Here's the history: Neruda, already a literary icon and leader of the Chilean Left, got himself in trouble in January, 1948, denouncing President González Videla (Alfredo Castro) on the floor of Chilean senate after a major crackdown on striking miners and the outlawing of Communism. Neruda became a hunted man as a result. For most of the year, Neruda and his partner, Delia del Carril (Mercedes Morán) were protected by the left-wing underground, as he composed and distributed portions of Canto general, his epic poem on impoverished, politically oppressed life in the Americas that was finally completed in Mexico in 1952. By the end of '48, Neruda was able to escape over the Andes into Argentina, spending the next several years as a political refugee.

The movie mostly relates the story of Neruda's very bad 1948, or as much of it as can be reasonably packed into 107 minutes. Already, it's as effective and smart as a traditional biopic is going to be: screenwriter Guillermo Calderón does wonderful work carving out one particular slice of Neruda's life and turning it into a single dramatic arc, while also including the usual "people love him in montage" gestures that insist upon the subject's considerable historical importance (I confess that as an English speaker, I've never actually read any of Neruda's poetry, and the film prefers to focus on his personality and politics rather than his writing). It's kind of the best of both worlds, focused enough to have a real honest-to-God plot and generic enough to legitimately celebrate its subject. But anyway, Neruda is not a traditional biopic. It is, in fact, one of the least traditional biopics that I have ever seen, though it hides that fact beneath apparently straightforward scene construction.

The thing is, Neruda isn't even necessarily the main character in Neruda: that honor, one could readily argue, instead goes to dogged policeman Oscar Peluchonneau (Gael García Bernal), the merciless & mirthless authoritarian who chases the poet from one end of Chile to the other. Here's an interesting fact about Peluchonneau: he didn't exist and has no specific historical analogue: Here's an even more interesting fact: he seems to be aware of his non-existence, and so are the other characters (there's even a line near the end which states this explicitly; the character expressing it might not mean it literally, but we're certainly welcome to take it that way). And now we start to get at why Neruda isn't just very good "for a biopic", but one of the very best biopics of the modern age, and among 2016's greatest contributions to cinema. It's isn't just the story of Neruda's escape from Chile - it is, in a very definite sense, the story about the story of Neruda's escape. Who the author of the story is, is up for debate: Calderón, placing history into a generic framework, decades later? Neruda himself, allowing his formidable literary mind to craft a narrative scenario around his own life as a means of mythologising himself, or perhaps just finding a familiar narrative framework to understand what's happening to him?

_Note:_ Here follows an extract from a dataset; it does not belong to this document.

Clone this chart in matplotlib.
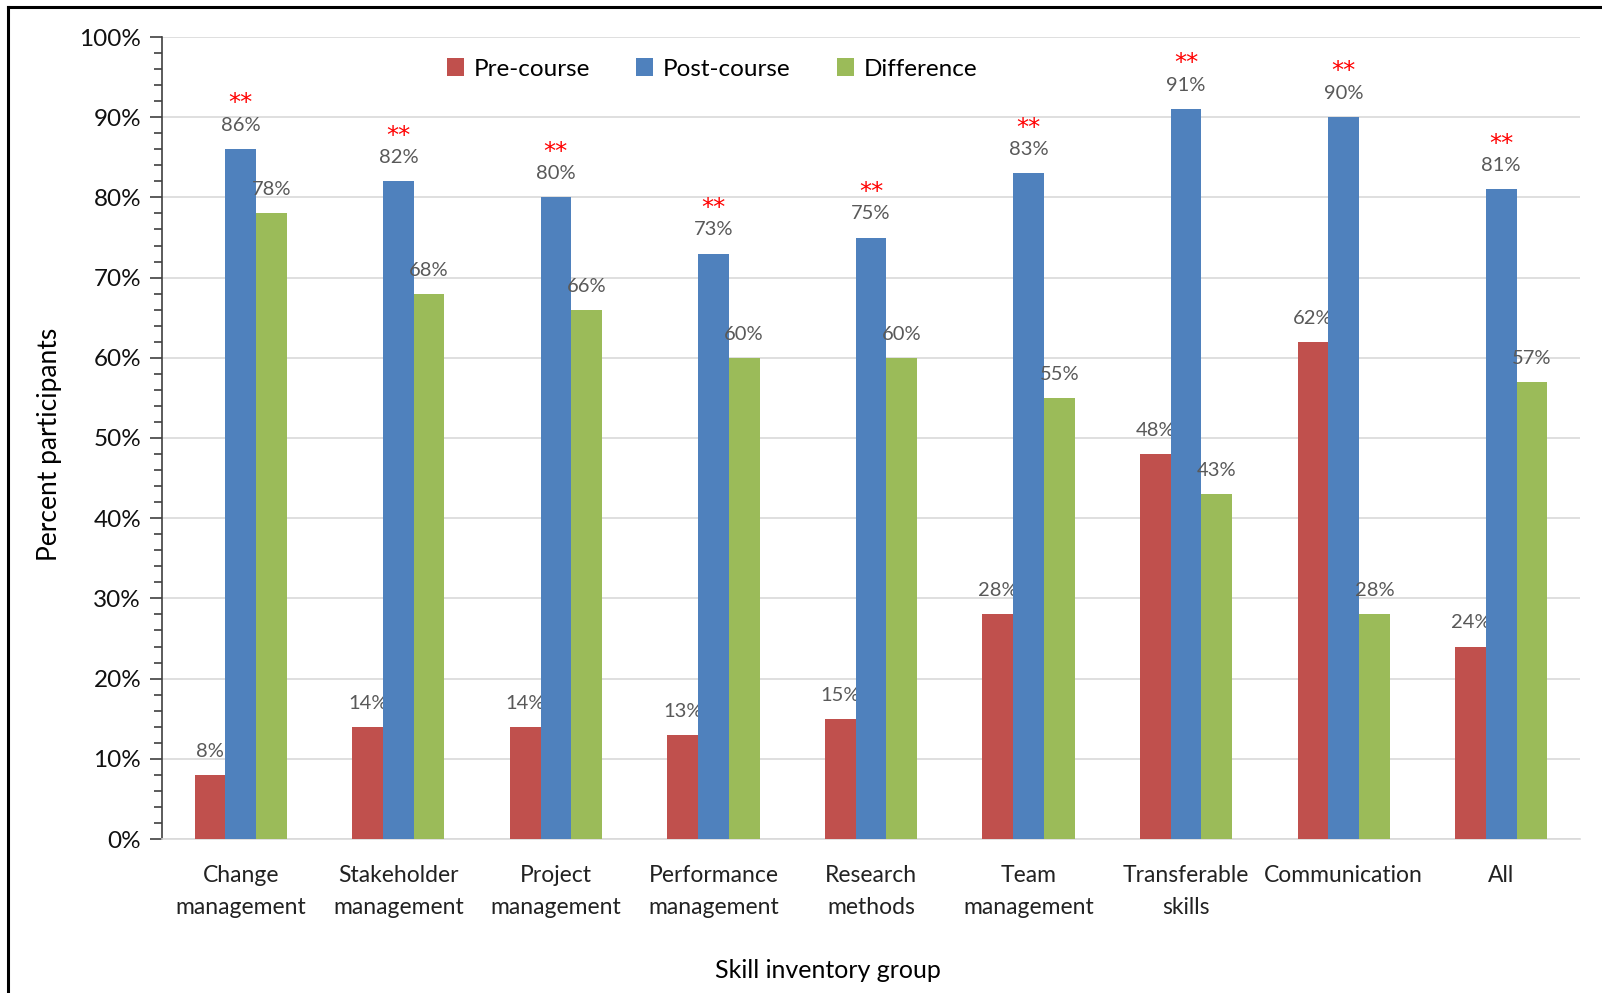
import matplotlib
matplotlib.use("Agg")
import matplotlib.pyplot as plt
import numpy as np
from matplotlib.ticker import MultipleLocator, FuncFormatter
from matplotlib.lines import Line2D

categories = ["Change\nmanagement", "Stakeholder\nmanagement", "Project\nmanagement",
              "Performance\nmanagement", "Research\nmethods", "Team\nmanagement",
              "Transferable\nskills", "Communication", "All"]
pre_course = [8, 14, 14, 13, 15, 28, 48, 62, 24]
post_course = [86, 82, 80, 73, 75, 83, 91, 90, 81]
difference = [78, 68, 66, 60, 60, 55, 43, 28, 57]
significant = [True] * 9
series_names = ["Pre-course", "Post-course", "Difference"]
colors = ["#C0504D", "#4F81BD", "#9BBB59"]

plt.rcParams['font.family'] = ['Lato', 'DejaVu Sans']

fig = plt.figure(figsize=(16.02, 9.93), dpi=100)
ax = fig.add_axes([162/1602, 1 - 839/993, (1580-162)/1602, (839-37)/993])

x = np.arange(len(categories))
w = 0.195
series = [pre_course, post_course, difference]
for i, (vals, name, c) in enumerate(zip(series, series_names, colors)):
    pos = x + (i - 1) * w
    ax.bar(pos, vals, width=w, color=c, label=name, zorder=3)
    for px, v in zip(pos, vals):
        ax.annotate(f"{v}%", (px, v), xytext=(0, 17), textcoords="offset points",
                    ha="center", va="center", fontsize=14.5, color="#595959")

for px, v, s in zip(x, post_course, significant):
    if s:
        ax.annotate("**", (px, v), xytext=(0, 33), textcoords="offset points",
                    ha="center", va="center", fontsize=17.5, color="#FF0000",
                    family="DejaVu Sans")

ax.set_xlim(-0.5, len(categories) - 0.5)
ax.set_ylim(0, 100)
ax.yaxis.set_major_locator(MultipleLocator(10))
ax.yaxis.set_minor_locator(MultipleLocator(2))
ax.yaxis.set_major_formatter(FuncFormatter(lambda v, p: f"{v:.0f}%"))
ax.grid(axis="y", which="major", color="#D9D9D9", linewidth=1.2, zorder=0)
ax.set_axisbelow(True)

ax.set_xticks(x)
ax.set_xticklabels(categories, fontsize=16.5, color="#222222", linespacing=1.6)
ax.tick_params(axis="x", length=0, pad=19)
ax.tick_params(axis="y", which="major", length=9, width=1.2, color="#404040",
               labelsize=17.5, pad=6, labelcolor="#111111")
ax.tick_params(axis="y", which="minor", length=6, width=1.2, color="#404040")

for s in ["top", "right"]:
    ax.spines[s].set_visible(False)
ax.spines["left"].set_color("#404040")
ax.spines["left"].set_linewidth(1.2)
ax.spines["bottom"].set_color("#D9D9D9")
ax.spines["bottom"].set_linewidth(1.2)

fig.text(50/1602, 1 - 444/993, "Percent participants", rotation=90, ha="center",
         va="center", fontsize=19)
fig.text(828/1602, 1 - 971/993, "Skill inventory group", ha="center", va="center",
         fontsize=18)

leg = ax.legend(loc="center", bbox_to_anchor=((712-162)/1418, (839-69)/802),
                ncol=3, frameon=False, fontsize=17.5, handlelength=0.7, handleheight=0.7,
                handletextpad=0.4, columnspacing=1.9)

# outer frame (top and left edges visible)
fig.add_artist(Line2D([8/1602, 8/1602], [0, 1 - 7/993], transform=fig.transFigure,
                      color="black", linewidth=2.2))
fig.add_artist(Line2D([8/1602, 1], [1 - 7/993, 1 - 7/993], transform=fig.transFigure,
                      color="black", linewidth=2.2))

fig.savefig("out.png", dpi=100)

For one of the things we learn about the poet, or at least one of the things that the movie had decided to invent about him, is that he was a great fan of pulp detective fiction. And Peluchonneau isn't just an implacable cop: he's a proper hard-boiled detective, narrating the whole movie in crisp, choppy lines of tough-guy dialogue, with a bitter edge of unfunny irony that he surrounds himelf with. García Bernal (whose last great performance was in another of Larraīn's many films about Chilean political history, the wonderful No from 2012) is terrific, insofar as one can be "terrific" in a part with such tightly constrained requirements: all but completely unrecognisable behind a pencil mustache, the actor is a block of ice, barely flexing his facial muscles away from their hyper-serious poses, coming across like a Fascist action figure more than a man. At any rate, he is self-evidently a crime novel archetype in a film made out of real-life figures, which is perhaps Larraín's commentary on Chilean authoritarianism as much as a metnarrative flourish.

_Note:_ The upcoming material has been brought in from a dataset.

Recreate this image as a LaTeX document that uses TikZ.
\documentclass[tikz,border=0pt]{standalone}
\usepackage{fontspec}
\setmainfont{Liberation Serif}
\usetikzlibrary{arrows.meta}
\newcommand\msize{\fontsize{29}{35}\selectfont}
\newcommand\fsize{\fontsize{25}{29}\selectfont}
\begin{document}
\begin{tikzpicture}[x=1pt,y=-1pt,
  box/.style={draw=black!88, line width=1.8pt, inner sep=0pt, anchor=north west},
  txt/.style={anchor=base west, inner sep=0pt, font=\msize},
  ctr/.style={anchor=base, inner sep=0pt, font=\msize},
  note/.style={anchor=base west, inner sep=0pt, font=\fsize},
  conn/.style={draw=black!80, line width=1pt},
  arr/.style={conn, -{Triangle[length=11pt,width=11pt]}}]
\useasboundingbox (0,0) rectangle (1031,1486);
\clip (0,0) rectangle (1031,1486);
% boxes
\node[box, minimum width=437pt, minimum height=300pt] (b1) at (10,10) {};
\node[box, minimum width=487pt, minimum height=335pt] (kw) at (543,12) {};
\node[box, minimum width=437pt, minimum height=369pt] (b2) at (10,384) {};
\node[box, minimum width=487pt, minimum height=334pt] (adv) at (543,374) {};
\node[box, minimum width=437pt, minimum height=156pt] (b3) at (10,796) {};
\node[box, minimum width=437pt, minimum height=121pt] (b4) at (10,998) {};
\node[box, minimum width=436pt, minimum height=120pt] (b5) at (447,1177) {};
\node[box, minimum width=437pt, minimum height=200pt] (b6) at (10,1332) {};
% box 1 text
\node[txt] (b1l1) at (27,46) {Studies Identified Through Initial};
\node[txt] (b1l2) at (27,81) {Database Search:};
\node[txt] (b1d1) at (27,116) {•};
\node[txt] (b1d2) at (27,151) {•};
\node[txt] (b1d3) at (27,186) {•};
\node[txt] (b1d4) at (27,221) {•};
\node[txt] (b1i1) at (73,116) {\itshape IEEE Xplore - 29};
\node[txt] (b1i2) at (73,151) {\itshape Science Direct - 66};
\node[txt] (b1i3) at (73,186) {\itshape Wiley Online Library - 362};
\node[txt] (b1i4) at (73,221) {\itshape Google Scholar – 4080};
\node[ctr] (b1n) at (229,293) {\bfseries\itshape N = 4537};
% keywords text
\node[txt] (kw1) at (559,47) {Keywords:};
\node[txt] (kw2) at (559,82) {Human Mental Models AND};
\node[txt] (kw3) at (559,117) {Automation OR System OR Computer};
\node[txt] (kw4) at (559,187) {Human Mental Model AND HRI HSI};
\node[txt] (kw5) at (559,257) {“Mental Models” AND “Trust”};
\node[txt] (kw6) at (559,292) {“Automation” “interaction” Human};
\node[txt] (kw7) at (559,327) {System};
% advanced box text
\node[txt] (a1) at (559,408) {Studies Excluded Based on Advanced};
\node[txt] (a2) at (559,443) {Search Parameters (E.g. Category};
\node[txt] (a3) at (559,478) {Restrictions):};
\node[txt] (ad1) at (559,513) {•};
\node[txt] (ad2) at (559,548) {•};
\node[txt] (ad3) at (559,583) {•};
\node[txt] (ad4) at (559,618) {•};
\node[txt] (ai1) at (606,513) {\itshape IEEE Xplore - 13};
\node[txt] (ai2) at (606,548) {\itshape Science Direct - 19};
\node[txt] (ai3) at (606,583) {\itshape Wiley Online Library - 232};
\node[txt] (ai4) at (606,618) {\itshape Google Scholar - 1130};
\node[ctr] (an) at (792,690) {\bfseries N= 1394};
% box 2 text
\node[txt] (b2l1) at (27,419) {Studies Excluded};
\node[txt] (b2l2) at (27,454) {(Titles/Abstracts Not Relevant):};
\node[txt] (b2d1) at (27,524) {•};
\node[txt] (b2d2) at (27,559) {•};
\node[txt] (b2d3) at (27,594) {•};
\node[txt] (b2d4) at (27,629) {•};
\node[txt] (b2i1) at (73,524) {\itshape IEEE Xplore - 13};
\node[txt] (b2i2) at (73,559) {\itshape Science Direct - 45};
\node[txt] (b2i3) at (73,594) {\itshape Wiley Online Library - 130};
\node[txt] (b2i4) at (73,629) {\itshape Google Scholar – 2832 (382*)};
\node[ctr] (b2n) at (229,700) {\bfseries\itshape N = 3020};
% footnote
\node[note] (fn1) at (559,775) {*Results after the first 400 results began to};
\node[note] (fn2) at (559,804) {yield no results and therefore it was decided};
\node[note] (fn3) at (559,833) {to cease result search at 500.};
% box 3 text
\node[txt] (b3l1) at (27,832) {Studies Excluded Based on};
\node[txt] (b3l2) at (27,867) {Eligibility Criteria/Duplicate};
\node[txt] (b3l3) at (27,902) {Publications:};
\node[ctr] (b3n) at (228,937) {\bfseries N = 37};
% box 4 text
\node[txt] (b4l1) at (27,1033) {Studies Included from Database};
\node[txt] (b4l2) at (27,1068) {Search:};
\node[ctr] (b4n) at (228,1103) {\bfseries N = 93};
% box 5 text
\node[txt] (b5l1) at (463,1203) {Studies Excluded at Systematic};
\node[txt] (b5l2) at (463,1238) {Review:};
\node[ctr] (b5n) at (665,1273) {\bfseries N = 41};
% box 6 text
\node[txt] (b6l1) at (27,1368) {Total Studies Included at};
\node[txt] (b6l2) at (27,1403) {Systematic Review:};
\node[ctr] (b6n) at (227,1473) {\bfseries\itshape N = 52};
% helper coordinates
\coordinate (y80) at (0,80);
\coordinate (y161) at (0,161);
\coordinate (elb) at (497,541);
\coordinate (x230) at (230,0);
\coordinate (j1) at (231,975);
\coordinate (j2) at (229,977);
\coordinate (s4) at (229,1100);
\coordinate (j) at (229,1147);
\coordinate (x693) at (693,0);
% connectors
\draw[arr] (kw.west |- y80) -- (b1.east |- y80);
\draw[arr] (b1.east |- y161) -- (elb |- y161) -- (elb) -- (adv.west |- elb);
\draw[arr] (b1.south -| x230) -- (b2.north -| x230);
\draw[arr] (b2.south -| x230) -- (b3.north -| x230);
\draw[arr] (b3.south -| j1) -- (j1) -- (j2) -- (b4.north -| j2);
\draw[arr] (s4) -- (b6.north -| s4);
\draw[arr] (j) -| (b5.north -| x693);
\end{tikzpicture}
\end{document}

Peluchonneau is the keystone to the whole movie: his narration covers the real-life matter with the snarling attitude of film noir, and that shift alone dictates most of what makes Neruda so utterly fascinating. It is the literary biopic as crime thriller, and it manages to carry off that baffling and beautiful generic hybridisation without giving up on the unblinking political analysis that has always been Larraín's calling card, reliably circling back to the oppressed and indigent as the natural company for the literary genius, and his poetry as a radical act of democracy (near the end, it even manages to nod, prophet-like, to the specter of Pinochet, the director's great phantom antagonist). Not that it's not perfectly satisfactory as a straight biopic! Gnecco is impeccably-cast as a Neruda doppelgänger, and gives a great performance on its own terms besides: there is a passionate liveliness to the way he moves through spaces and declaims lines, and it's more than easy to understand this man as a politically-minded artist who'd devote his life to protecting and praising the immiserated, the disenfranchised, and the besieged. There's a bit of Falstaff in Gnecco's performance, without any of the moral turpitude. If the only thing one wanted out of the film was an evocation of a larger-than-life artist, Neruda would ably provide it.

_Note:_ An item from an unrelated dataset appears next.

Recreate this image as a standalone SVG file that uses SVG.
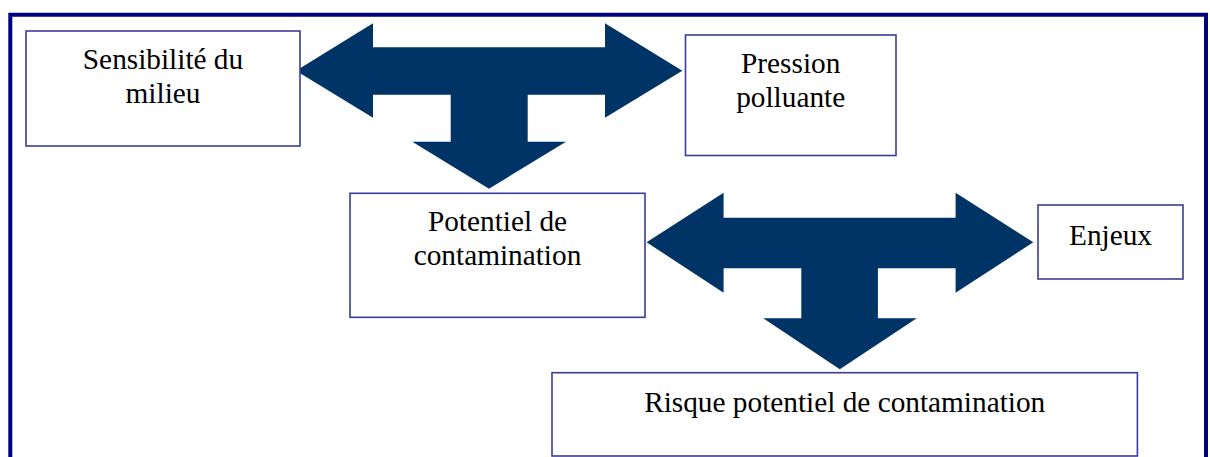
<svg xmlns="http://www.w3.org/2000/svg" width="1210" height="457" viewBox="0 0 1210 457">
<style>
.box{fill:#ffffff;stroke:#3b3b9c;stroke-width:1.6}
.lbl{font-family:"Liberation Serif","Times New Roman",serif;font-size:29.3px;fill:#000000;text-anchor:middle}
.arrow{fill:#003366;stroke:none}
</style>
<rect x="0" y="0" width="1210" height="457" fill="#ffffff"/>
<path d="M10.3,460 V14.7 H1206 V460" fill="none" stroke="#000080" stroke-width="4"/>
<g id="connectors">
<polygon class="arrow" points="296,70.7 373,23.3 373,47.3 605,47.3 605,23.3 682.3,70.7 605,117.7 605,94.7 527.7,94.7 527.7,141.7 566,141.7 489,188.7 412.3,141.7 450.7,141.7 450.7,94.7 373,94.7 373,117.7"/>
<polygon class="arrow" points="646.6,242.3 723.6,192.7 723.6,217.7 955.6,217.7 955.6,192.7 1033.3,242.3 955.6,292.7 955.6,268.3 877.9,268.3 877.9,318.3 916.7,318.3 839.8,369.3 763.2,318.3 801.3,318.3 801.3,268.3 723.6,268.3 723.6,292.7"/>
</g>
<g id="sensibilite">
<rect class="box" x="26" y="31" width="274" height="115"/>
<text class="lbl" x="163" y="69">Sensibilité du</text>
<text class="lbl" x="163" y="103">milieu</text>
</g>
<g id="pression">
<rect class="box" x="685.5" y="35" width="210.5" height="120.5"/>
<text class="lbl" x="790.7" y="73">Pression</text>
<text class="lbl" x="790.7" y="107">polluante</text>
</g>
<g id="potentiel">
<rect class="box" x="350" y="193.3" width="295" height="124"/>
<text class="lbl" x="497.5" y="231">Potentiel de</text>
<text class="lbl" x="497.5" y="265">contamination</text>
</g>
<g id="enjeux">
<rect class="box" x="1038" y="205" width="145" height="74"/>
<text class="lbl" x="1110.5" y="245">Enjeux</text>
</g>
<g id="risque">
<rect class="box" x="552" y="372.7" width="585.4" height="83.3"/>
<text class="lbl" x="844.7" y="411.7">Risque potentiel de contamination</text>
</g>
</svg>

It provides so much more, though. The genre-mixing, obviously, which makes the film rather a great deal more pleasurable than it feels like it should have any right to be, while also justifying Sergio Armstrong's dazzling cinematography, which is noir-like in its dramatic shadows and shafts of light peering through windows, but also dusts the Chilean countryside and brothels and homes where the action takes place in a sepia-touched haze of time, memory, and populist nostalgia. The blurred line between genres, like the air of metanarrative, also deepens our sense of Neruda-the-character, if not necessarily the historical Neruda, showing him active and complicit in the construction of his own story by virtue of narrativising himself, and, in some sense, constructing his own alter ego and dark mirror in the form of Peluchonneau, with whom he is so neatly connected by editor Hervè Schneid (there is some real nervy cutting in the film, not just between the two parallel plotlines, but even within Neruda's on thread, smearing the line between private and public behavior, between inner and outer life). The film emerges as not just the story of one man's politics and poetry, but of the mindset that it takes to be that poet-politician in the first place, and the willingness to understand the world in literary terms. That, on top of being a rollicking thriller that's enjoyable simply as brainy entertainment. There's a level of self-satisfaction about all this that not everybody is going to love, and I kind of wish that the film was being a bit less direct in how it mounts its arguments (it's highly literate, but rather more prosy than poetic, if you follow what I mean). But whatever, it's a great piece of cinema and a great attempt to engage with history and pro-people politics that remain no less important in 2016 than in 1948.